ICO's data protection tentacles will penetrate NHS bodies

But WON'T probe private firms' services to public healthcare

NHS bodies in the UK can now be forced to open themselves up to data protection audits under new powers handed to the Information Commissioner's Office (ICO).

The watchdog told Out-Law.com that its audits regime follows a "participative approach" and that therefore it would first ask health bodies if they would voluntarily commit to a review of their data protection policies and practices. However, the new compulsory audit powers can be used to force the bodies to participate if the ICO identifies a need to carry out such a review.

Christopher Graham, the UK's information commissioner, said: "The Health Service holds some of the most sensitive personal information available, but instead of leading the way in how it looks after that information, the NHS is one of the worst performers. This is a major cause for concern."

He added: "Time and time again we see data breaches caused by poor procedures and insufficient training. It simply isn’t good enough. We fine these organisations when they get it wrong, but this new power to force our way into the worst performing parts of the health sector will give us a chance to act before a breach happens. It’s a reassuring step for patients."

The ICO had long campaigned for the compulsory audit powers they have under the Data Protection Act to be extended to the public health sector.

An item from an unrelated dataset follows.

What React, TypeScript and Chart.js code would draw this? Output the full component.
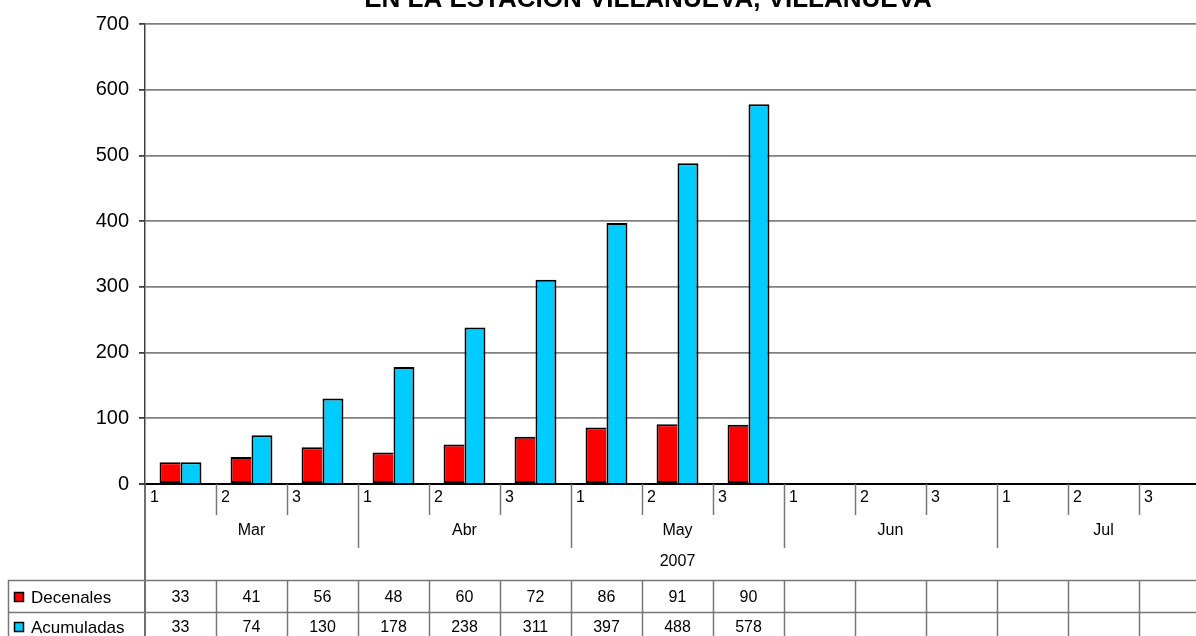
import React, { useEffect, useRef } from "react";
import { Chart, registerables } from "chart.js";

Chart.register(...registerables);

const title = "EN LA ESTACION VILLANUEVA, VILLANUEVA";
const decades = ["1", "2", "3", "1", "2", "3", "1", "2", "3", "1", "2", "3", "1", "2", "3"];
const months = ["Mar", "Abr", "May", "Jun", "Jul"];
const year = "2007";
const decenales: (number | null)[] = [33, 41, 56, 48, 60, 72, 86, 91, 90, null, null, null, null, null, null];
const acumuladas: (number | null)[] = [33, 74, 130, 178, 238, 311, 397, 488, 578, null, null, null, null, null, null];
const seriesNames = ["Decenales", "Acumuladas"];
const seriesColors = ["#FF0000", "#00CCFF"];

const FONT = "'Liberation Sans', Arial, sans-serif";
const CW = 1220;
const CH = 636;

const tablePlugin = {
  id: "tablePlugin",
  afterDraw(chart: any) {
    const ctx = chart.ctx;
    const { left, right, bottom } = chart.chartArea;
    const n = decades.length;
    const catW = (right - left) / n;
    ctx.save();
    // title
    ctx.fillStyle = "#000";
    ctx.font = `bold 26px ${FONT}`;
    ctx.textAlign = "center";
    ctx.textBaseline = "alphabetic";
    ctx.fillText(title, 648, 7);

    // separators below axis
    ctx.strokeStyle = "#777";
    ctx.lineWidth = 1.5;
    for (let i = 1; i <= n; i++) {
      const x = Math.round(left + i * catW) + 0.5;
      ctx.beginPath();
      ctx.moveTo(x, bottom);
      ctx.lineTo(x, i % 3 === 0 ? 548 : 515);
      ctx.stroke();
    }
    // left axis line extension
    ctx.strokeStyle = "#404040";
    ctx.beginPath();
    ctx.moveTo(left, bottom);
    ctx.lineTo(left, CH);
    ctx.stroke();

    // decade labels
    ctx.fillStyle = "#000";
    ctx.font = `16px ${FONT}`;
    ctx.textAlign = "left";
    ctx.textBaseline = "middle";
    for (let i = 0; i < n; i++) {
      ctx.fillText(decades[i], left + i * catW + 5, 498);
    }
    // month labels
    ctx.textAlign = "center";
    months.forEach((m, j) => {
      ctx.fillText(m, left + (j * 3 + 1.5) * catW, 531);
    });
    ctx.fillText(year, (left + right) / 2, 562);

    // table grid
    ctx.strokeStyle = "#777";
    ctx.lineWidth = 1.5;
    [580, 612].forEach((y) => {
      ctx.beginPath();
      ctx.moveTo(8, y + 0.5);
      ctx.lineTo(right, y + 0.5);
      ctx.stroke();
    });
    ctx.beginPath();
    ctx.moveTo(8.5, 580);
    ctx.lineTo(8.5, CH);
    ctx.stroke();
    for (let i = 1; i <= n; i++) {
      const x = Math.round(left + i * catW) + 0.5;
      ctx.beginPath();
      ctx.moveTo(x, 580);
      ctx.lineTo(x, CH);
      ctx.stroke();
    }

    // rows
    const rows = [decenales, acumuladas];
    const rowY = [597, 627];
    rows.forEach((vals, r) => {
      const y = rowY[r];
      ctx.fillStyle = seriesColors[r];
      ctx.fillRect(14, y - 5, 10, 10);
      ctx.strokeStyle = "#000";
      ctx.lineWidth = 1.5;
      ctx.strokeRect(14.5, y - 4.5, 9, 9);
      ctx.fillStyle = "#000";
      ctx.font = `17px ${FONT}`;
      ctx.textAlign = "left";
      ctx.fillText(seriesNames[r], 31, y + 1);
      ctx.font = `16px ${FONT}`;
      ctx.textAlign = "center";
      vals.forEach((v, i) => {
        if (v !== null) ctx.fillText(String(v), left + (i + 0.5) * catW, y + 1);
      });
    });
    ctx.restore();
  },
};

export default function App() {
  const ref = useRef<HTMLCanvasElement>(null);
  useEffect(() => {
    if (!ref.current) return;
    const chart = new Chart(ref.current, {
      type: "bar",
      data: {
        labels: decades,
        datasets: [
          {
            label: seriesNames[0],
            data: decenales,
            backgroundColor: seriesColors[0],
            borderColor: "#000",
            borderWidth: 2,
            borderSkipped: "right",
            categoryPercentage: 0.59,
            barPercentage: 1,
          },
          {
            label: seriesNames[1],
            data: acumuladas,
            backgroundColor: seriesColors[1],
            borderColor: "#000",
            borderWidth: 2,
            categoryPercentage: 0.59,
            barPercentage: 1,
          },
        ],
      },
      options: {
        responsive: false,
        animation: false,
        devicePixelRatio: 1,
        layout: { padding: { left: 0, top: 24, right: CW - 1210, bottom: CH - 484 } },
        plugins: { legend: { display: false }, title: { display: false }, tooltip: { enabled: false } },
        scales: {
          x: { display: false, offset: true },
          y: {
            min: 0,
            max: 700,
            ticks: {
              stepSize: 100,
              color: "#000",
              font: { family: FONT, size: 20 },
              padding: 10,
            },
            grid: {
              color: (c: any) => (c.tick && c.tick.value === 0 ? "#000" : "#808080"),
              lineWidth: (c: any) => (c.tick && c.tick.value === 0 ? 2 : 1.8),
              tickColor: "#404040",
              tickLength: 6,
            },
            border: { color: "#404040", width: 1.5 },
            afterFit: (s: any) => {
              s.width = 145;
            },
          },
        },
      },
      plugins: [tablePlugin],
    });
    return () => chart.destroy();
  }, []);
  return (
    <div style={{ position: "fixed", left: 0, top: 0, width: 1196, height: 636, overflow: "hidden", background: "#fff" }}>
      <canvas ref={ref} width={CW} height={CH} style={{ position: "absolute", left: 0, top: 0 }} />
    </div>
  );
}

Previously, the ICO could only compel central government departments to participate in a data protection audit and needed the consent of other organisations to investigate their procedures.

The Ministry of Justice (MoJ) consulted on plans to extend the ICO's compulsory audit powers to health bodies in March 2013. At the time it said it was convinced of the need to extend the powers after the ICO had provided evidence that showed that there are "significant compliance problems" within the NHS.

The MoJ said that with the health sector facing changing practices through "modernisation", it was important to provide the ICO with the power to conduct compulsory data protection audits of the organisations to mitigate identified risks.

The MoJ's report said that the ICO's power to levy monetary penalties for data breaches is "an effective and important mechanism for ensuring data controllers take compliance seriously and take steps to prevent issues recurring". However, it added that it would also "clearly be ideal for risk areas to be identified and practices to be improved across an organisation long before such serious incidents occur".

Only now has the ICO been handed the new powers.

"The ICO will be able to assess data protection by England’s NHS foundation trusts, GP surgeries, NHS Trusts and Community Healthcare Councils, and their equivalent bodies in Scotland, Wales and Northern Ireland under section 41A of the Data Protection Act," the ICO said in a statement. "The new legislation will not apply to any private companies providing services within public healthcare."

NHS organisations have been fined a total of £1.3m by the ICO over serious Data Protection Act compliance failings, including the largest single fine the ICO has ever issued of £325,000 against Brighton and Sussex University Hospitals NHS Foundation Trust.